# [Goal]
In your copy, leave out the pictures; write out all the data exactly.

# [Provided data]

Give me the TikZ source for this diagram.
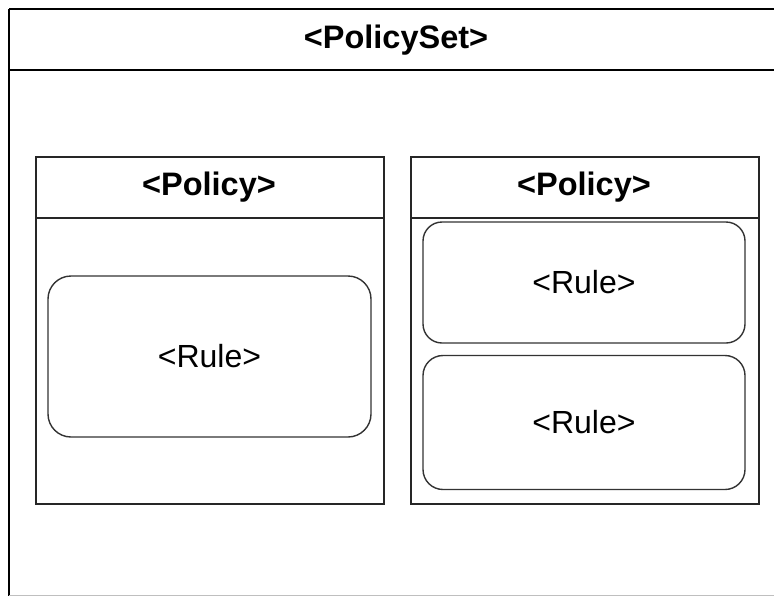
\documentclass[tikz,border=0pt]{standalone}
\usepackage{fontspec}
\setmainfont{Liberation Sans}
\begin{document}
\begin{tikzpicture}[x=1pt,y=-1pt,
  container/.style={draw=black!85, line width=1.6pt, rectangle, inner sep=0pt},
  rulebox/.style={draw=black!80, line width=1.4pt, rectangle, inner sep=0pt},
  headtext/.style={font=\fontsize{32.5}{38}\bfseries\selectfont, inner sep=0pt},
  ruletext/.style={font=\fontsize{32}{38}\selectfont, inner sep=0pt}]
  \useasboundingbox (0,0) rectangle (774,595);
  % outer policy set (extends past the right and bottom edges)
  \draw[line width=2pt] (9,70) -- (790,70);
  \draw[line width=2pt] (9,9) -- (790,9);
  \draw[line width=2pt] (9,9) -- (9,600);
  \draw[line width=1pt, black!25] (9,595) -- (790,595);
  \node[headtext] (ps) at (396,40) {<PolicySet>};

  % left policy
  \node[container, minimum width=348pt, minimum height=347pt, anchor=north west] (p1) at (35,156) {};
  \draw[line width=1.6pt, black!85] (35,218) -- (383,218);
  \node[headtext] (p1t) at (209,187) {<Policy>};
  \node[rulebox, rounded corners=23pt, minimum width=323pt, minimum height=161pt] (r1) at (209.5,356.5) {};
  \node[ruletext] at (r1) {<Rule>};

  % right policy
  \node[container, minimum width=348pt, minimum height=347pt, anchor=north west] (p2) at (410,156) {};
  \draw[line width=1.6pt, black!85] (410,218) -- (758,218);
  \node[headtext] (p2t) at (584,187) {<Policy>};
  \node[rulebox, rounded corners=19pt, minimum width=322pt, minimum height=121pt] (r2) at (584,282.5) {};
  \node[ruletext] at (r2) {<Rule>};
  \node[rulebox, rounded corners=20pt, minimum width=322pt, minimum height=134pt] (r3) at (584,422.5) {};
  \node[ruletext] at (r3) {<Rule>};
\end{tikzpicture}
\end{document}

# [Solved problem]
Give me the TikZ source for this diagram.
\documentclass[tikz,border=0pt]{standalone}
\usepackage{fontspec}
\setmainfont{Liberation Sans}
\begin{document}
\begin{tikzpicture}[x=1pt,y=-1pt,
  container/.style={draw=black!85, line width=1.6pt, rectangle, inner sep=0pt},
  rulebox/.style={draw=black!80, line width=1.4pt, rectangle, inner sep=0pt},
  headtext/.style={font=\fontsize{32.5}{38}\bfseries\selectfont, inner sep=0pt},
  ruletext/.style={font=\fontsize{32}{38}\selectfont, inner sep=0pt}]
  \useasboundingbox (0,0) rectangle (774,595);
  % outer policy set (extends past the right and bottom edges)
  \draw[line width=2pt] (9,70) -- (790,70);
  \draw[line width=2pt] (9,9) -- (790,9);
  \draw[line width=2pt] (9,9) -- (9,600);
  \draw[line width=1pt, black!25] (9,595) -- (790,595);
  \node[headtext] (ps) at (396,40) {<PolicySet>};

  % left policy
  \node[container, minimum width=348pt, minimum height=347pt, anchor=north west] (p1) at (35,156) {};
  \draw[line width=1.6pt, black!85] (35,218) -- (383,218);
  \node[headtext] (p1t) at (209,187) {<Policy>};
  \node[rulebox, rounded corners=23pt, minimum width=323pt, minimum height=161pt] (r1) at (209.5,356.5) {};
  \node[ruletext] at (r1) {<Rule>};

  % right policy
  \node[container, minimum width=348pt, minimum height=347pt, anchor=north west] (p2) at (410,156) {};
  \draw[line width=1.6pt, black!85] (410,218) -- (758,218);
  \node[headtext] (p2t) at (584,187) {<Policy>};
  \node[rulebox, rounded corners=19pt, minimum width=322pt, minimum height=121pt] (r2) at (584,282.5) {};
  \node[ruletext] at (r2) {<Rule>};
  \node[rulebox, rounded corners=20pt, minimum width=322pt, minimum height=134pt] (r3) at (584,422.5) {};
  \node[ruletext] at (r3) {<Rule>};
\end{tikzpicture}
\end{document}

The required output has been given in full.